Ambos poderes universales llegaron muy debilitados a la Edad Moderna, aunque su capacidad seguía siendo notable, y no era descartable su recuperación, como intentaron sin éxito el emperador Carlos V[5] o los pontífices del Renacimiento (Alejandro VI o Julio II), cuyas pretensiones se evidenciaron imposibles, sobre todo tras la Reforma protestante. La realidad que se impuso durante todo el Antiguo Régimen fue la de las nuevas monarquías autoritarias (Monarquía Hispánica) que evolucionaron hacia el absolutismo (Francia) o hacia las precoces revoluciones burguesas (Holanda —guerra de los 80 años— e Inglaterra —revolución inglesa—). Para 1648 (Tratados de Westfalia) quedó definitivamente superado el papel de los poderes universales y surgieron las relaciones internacionales modernas y secularizadas, basadas en el pragmatismo y en el protagonismo de los estados.[6] Incluso en la esfera interior de los países católicos, el regalismo limitó eficazmente las competencias pontificias.
El siglo XIX presenció el final de ambos poderes universales como entidades territoriales: el Sacro Imperio fue abolido formalmente por Napoleón Bonaparte, que instauró el suyo propio, y aun derrotado este, aquel no fue restaurado en la recomposición del mapa europeo debida al Congreso de Viena (1814-1815). Los territorios recuperados por la dinastía Habsburgo se transformaron en un estado multinacional, primero bajo el nombre de Imperio austríaco y después como dúplice monarquía (Imperio austrohúngaro) hasta 1918. Entre tanto, el papel dirigente de Prusia en la recién creada Confederación Germánica llevó a la constitución del Segundo Imperio alemán en 1871.[7]

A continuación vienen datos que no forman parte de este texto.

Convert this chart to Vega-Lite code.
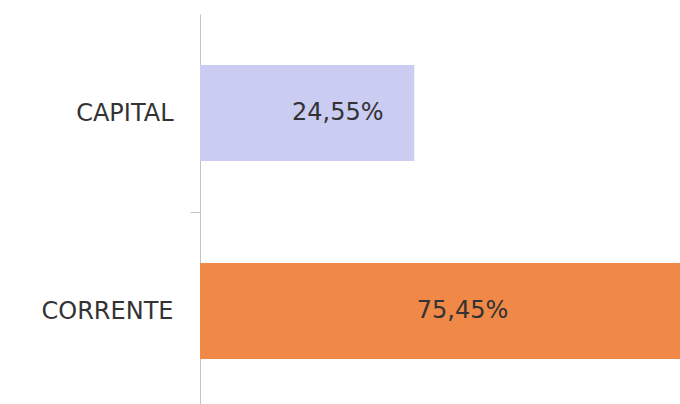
{
  "$schema": "https://vega.github.io/schema/vega-lite/v6.json",
  "autosize": "none",
  "width": 480,
  "height": 396,
  "padding": {"left": 200, "top": 14, "right": 0, "bottom": 0},
  "background": "white",
  "config": {"view": {"stroke": null}},
  "data": {
    "values": [
      {"tipo": "CAPITAL", "valor": 24.55, "rotulo": "24,55%"},
      {"tipo": "CORRENTE", "valor": 75.45, "rotulo": "75,45%"}
    ]
  },
  "encoding": {
    "y": {
      "field": "tipo",
      "type": "nominal",
      "sort": ["CAPITAL", "CORRENTE"],
      "scale": {"paddingInner": 0, "paddingOuter": 0},
      "axis": {
        "title": null,
        "tickBand": "extent",
        "tickSize": 10,
        "tickColor": "#c4c4c4",
        "tickOpacity": {"condition": {"test": "datum.value === 'CAPITAL'", "value": 1}, "value": 0},
        "domainColor": "#c4c4c4",
        "labelPadding": 17,
        "labelFont": "DejaVu Sans",
        "labelFontSize": 24,
        "labelColor": "#333333"
      }
    }
  },
  "layer": [
    {
      "mark": {"type": "bar", "clip": true, "height": {"band": 0.485}},
      "encoding": {
        "x": {
          "field": "valor",
          "type": "quantitative",
          "scale": {"domain": [0, 54.8]},
          "axis": null
        },
        "color": {
          "field": "tipo",
          "type": "nominal",
          "scale": {"domain": ["CAPITAL", "CORRENTE"], "range": ["#CACCF2", "#F08848"]},
          "legend": null
        }
      }
    },
    {
      "transform": [{"filter": "datum.tipo === 'CAPITAL'"}],
      "mark": {"type": "text", "dx": -76.5, "align": "center", "baseline": "middle", "font": "DejaVu Sans", "fontSize": 24, "color": "#333333"},
      "encoding": {
        "x": {"field": "valor", "type": "quantitative"},
        "text": {"field": "rotulo"}
      }
    },
    {
      "transform": [{"filter": "datum.tipo === 'CORRENTE'"}],
      "mark": {"type": "text", "dx": -396, "align": "center", "baseline": "middle", "font": "DejaVu Sans", "fontSize": 24, "color": "#333333"},
      "encoding": {
        "x": {"field": "valor", "type": "quantitative"},
        "text": {"field": "rotulo"}
      }
    }
  ]
}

Simultáneamente, las relaciones del papado con la Revolución francesa y Napoleón, así como con el propio liberalismo como ideología habían oscilado entre la oposición frontal y la forzada convivencia. El nuevo reino de Italia formado a partir del reino de Piamonte-Cerdeña fue privando de base territorial a los Estados Pontificios (las llamadas marcas en el centro de Italia, 1860), hasta la invasión de la ciudad de Roma en 1871, cuando la protección que hasta entonces le había proporcionado el Segundo Imperio francés de Napoleón III dejó de ser efectiva. La negativa a reconocer la nueva situación y el confinamiento voluntario en el Vaticano de los papas llegó hasta los Pactos de Letrán de 1929 con la Italia fascista de Benito Mussolini.[8]
Desde entonces, las pretensiones de presencia del Papado en la escena internacional y en los asuntos internos de los países de mayoría católica han superado las dimensiones territoriales de Ciudad del Vaticano, demostrándose mucho más decisiva la dimensión religiosa, o más bien lo que se ha venido a llamar poder blando (soft power), sutil pero mucho más efectivo por su peso en lo moral, ideológico y cultural. El cálculo atribuido a Stalin de traducir en divisiones el poder efectivo del papa lo pone de manifiesto.[9]
El nombre de imperio será aplicado a toda clase de entidades políticas que ya no tendrán vocación "universal" (teocrática o cesaropapista), sino como mucho "global" (secularizada), cosa posible en términos geoestratégicos por primera vez desde la consecución de la economía-mundo.[10] Aunque los primeros en conseguirlo de hecho (Imperio portugués e Imperio español desde el siglo XVI) no utilizaron en su día el nombre para designarse a sí mismos (el español se autodefinía, en términos providencialistas, como Monarquía Católica), sí se les aplicará por la historiografía (que de hecho lo aplica a cualquier formación política del pasado con dimensiones multinacionales: Imperio turco, Imperio mongol, Imperio inca).
Sí lo hizo conscientemente el Imperio ruso, que se reivindicaba como una tercera Roma tras la caída de Constantinopla en 1453 (el mismo nombre de zar se deriva del de césar). También se aplicó el término a las posesiones territoriales ultramarinas de los estados europeos: Imperio británico (que se justificaba por el Raj hindú que hacía de la reina Victoria emperatriz de la India); Imperio francés (el del primer Napoleón y el del Tercero, aunque siguió utilizándose la denominación para las colonias con la Tercera República); Imperio italiano (que Mussolini buscaba en África). También se utilizó por analogía el nombre "imperio" para designar a las entidades no europeas: Imperio chino, Imperio japonés, o asimilar a emperador títulos como el del negus de Etiopía, el sah de Persia o el sultán de Marruecos; en la mayor parte de los casos como "cortesía diplomática".[11] También fue habitual nombrar desde la guerra fría a las dos superpotencias rivales como el Imperio americano y el Imperio soviético.